La question de la responsabilité pénale est souvent à l'origine des débats les plus animés, alors même, il faut le reconnaître, que la grande majorité des décisions d'irresponsabilité font consensus. Mais il demeure des cas dans lesquels les expertises sont contradictoires ou les décisions peu satisfaisantes, parce que le droit n'est pas clair.
La décision que la Cour de cassation a rendue le 14 avril dans l'affaire qui a concerné Sarah Halimi a fait grand bruit. En confirmant que le meurtrier de Sarah Halimi devait être considéré comme pénalement irresponsable, la Cour a relancé le débat sur ce principe de droit, ancien mais souvent remis en cause. Bien qu'elle soit conforme à la loi, cette décision nous a heurtés. Notre réaction est légitime : est-il normal qu'une consommation de cannabis qui déclenche une bouffée délirante à l'origine de blessures infligées à autrui, voire de sa mort, autrement dit à l'origine d'un crime ou d'un délit, est-il normal, dis-je, que cela reste impuni ? Je réponds non : c'est une faute, qui doit être sanctionnée. Il nous faut donc réparer cette injustice. Je précise d'emblée que ce qui vaudra pour les substances illicites vaudra également l'alcool et les médicaments.
J'ai la charge de rapporter trois articles de ce projet de loi qui en comporte vingt. Comme en commission, je constate qu'ils vous auront particulièrement inspirés puisque plus de 40 % des amendements déposés les concernent.
Je rappelle un principe qui, pour moi comme pour vous, je crois, restera intangible, et que le garde des sceaux a rappelé : celui qui est considéré comme fou ne peut être tenu pour responsable de ses actes. C'est là une ligne rouge : il n'est pas question de pénaliser les malades. Pour autant, il nous faut combler les lacunes de la loi. Quid de celui qui a décidé de se rendre fou au moyen de substances psychoactives, de celui qui ne subit pas sa folie mais la provoque ? C'est la question à laquelle Antoine Savignat et moi nous sommes efforcés de répondre, dans le cadre d'une mission flash dont nous avons présenté les conclusions en commission des lois au mois de juin. Je me félicite que le point de vue du Gouvernement soit le même que le nôtre.

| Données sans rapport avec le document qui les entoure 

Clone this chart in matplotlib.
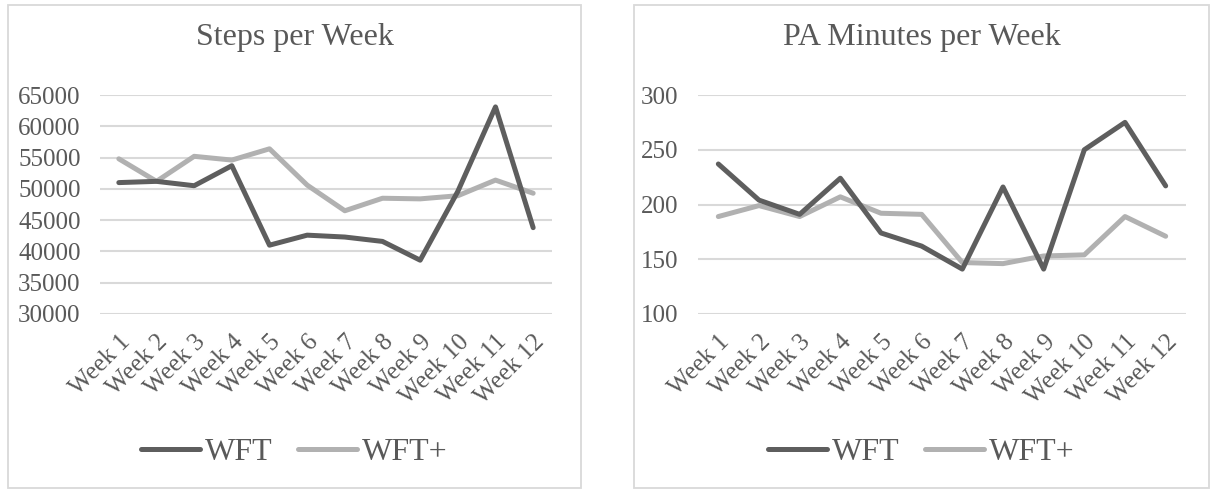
import matplotlib
matplotlib.use("Agg")
import matplotlib.pyplot as plt
from matplotlib.patches import Rectangle

# данные
weeks = ["Week %d" % i for i in range(1, 13)]
steps_wft = [51000, 51200, 50500, 53700, 41000, 42600, 42300, 41600, 38600, 49600, 63100, 43800]
steps_wftp = [54800, 51200, 55200, 54600, 56400, 50600, 46500, 48500, 48400, 48900, 51400, 49300]
pa_wft = [237, 204, 191, 224, 174, 162, 141, 216, 141, 250, 275, 217]
pa_wftp = [189, 199, 189, 207, 192, 191, 147, 146, 153, 154, 189, 171]

DARK = "#5e5e5e"
LIGHT = "#b1b1b1"
TEXT = "#595959"
GRID = "#d9d9d9"

plt.rcParams["font.family"] = ["Liberation Serif", "DejaVu Serif"]

W, H = 1212, 492
fig = plt.figure(figsize=(W / 100, H / 100), dpi=100)


def panel(box, plot, title, wft, wftp, ylim, step):
    x0, x1 = box
    # рамка панели
    fig.patches.append(Rectangle((x0 / W, 1 - 488 / H), (x1 - x0) / W, 483 / H,
                                 transform=fig.transFigure, fill=False,
                                 edgecolor=GRID, linewidth=1.3))
    cx = (x0 + x1) / 2 / W
    ax = fig.add_axes([plot[0] / W, 1 - 314 / H, (plot[1] - plot[0]) / W, 219 / H])
    x = list(range(len(weeks)))
    ax.plot(x, wft, color=DARK, lw=3.6, label="WFT", solid_capstyle="round", zorder=3)
    ax.plot(x, wftp, color=LIGHT, lw=3.6, label="WFT+", solid_capstyle="round", zorder=2)
    ax.set_xlim(-0.5, len(weeks) - 0.5)
    ax.set_ylim(*ylim)
    ax.set_yticks(range(ylim[0], ylim[1] + 1, step))
    ax.set_xticks(x)
    ax.set_xticklabels(weeks, rotation=45, ha="right", rotation_mode="anchor")
    ax.grid(axis="y", color=GRID, lw=1.5)
    ax.set_axisbelow(True)
    for s in ax.spines.values():
        s.set_visible(False)
    ax.tick_params(axis="both", length=0, labelsize=18, labelcolor=TEXT)
    ax.tick_params(axis="x", pad=12)
    ax.tick_params(axis="y", pad=14)
    fig.text(cx, 1 - 38 / H, title, ha="center", va="center", fontsize=23, color=TEXT)
    ax.legend(loc="center", bbox_to_anchor=(cx, 1 - 452 / H), bbox_transform=fig.transFigure,
              ncol=2, frameon=False, fontsize=23, handlelength=1.85, handletextpad=0.15,
              columnspacing=0.8, labelcolor=TEXT)
    return ax


panel((8, 581), (100, 552), "Steps per Week", steps_wft, steps_wftp, (30000, 65000), 5000)
panel((634, 1209), (698, 1186), "PA Minutes per Week", pa_wft, pa_wftp, (100, 300), 50)

fig.savefig("out.png", dpi=100)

Nous avons convergé pour considérer qu'il ne faut pas toucher à l'article 122-1 du code pénal, qui définit le principe de l'irresponsabilité pénale. Nous sommes également d'accord sur la nécessité de veiller particulièrement à ne pas rendre responsables ceux qui sont atteints d'une pathologie. Leur place n'est pas en prison : ils doivent être soignés. Enfin, et c'est l'objet de l'article 2, il faut pouvoir retenir et sanctionner la faute antérieure : on continuera de ne pas condamner pour meurtre ou violences celui qui a perdu tout discernement, mais on le condamnera pour la prise volontaire de toxiques, d'alcool ou de médicaments, d'autant plus durement que les effets auront été tragiques.
Il y a une volonté d'avancer et d'améliorer le droit. Je l'ai constaté lors de l'examen en commission, qui a donné lieu à des débats de qualité, ce dont, chers collègues, je vous remercie.
L'article 1er ne vise pas à répondre à l'affaire Halimi. Il comporte un dispositif qui vise spécifiquement les assassins et terroristes qui, dans leur mode opératoire, consommeraient des drogues pour se donner du courage afin de passer à l'acte. Leur projet est acté, la prise de substances n'est qu'un moyen de s'aider à commettre le crime.
Ce projet de loi n'est pas achevé. Nous l'avons enrichi en commission en adoptant notamment des amendements défendus par Coralie Dubost et Jean Terlier, du groupe LaREM, et par Cécile Untermaier, sur la procédure applicable devant la chambre de l'instruction, en faveur des parties civiles. J'espère que les débats qui débutent seront l'occasion de l'améliorer encore ensemble. Nous y travaillerons avec l'humilité qui s'impose dans une matière aussi technique qu'humaine, aux confins du droit et de la santé, dans laquelle il faudra toujours préserver les équilibres du droit pénal.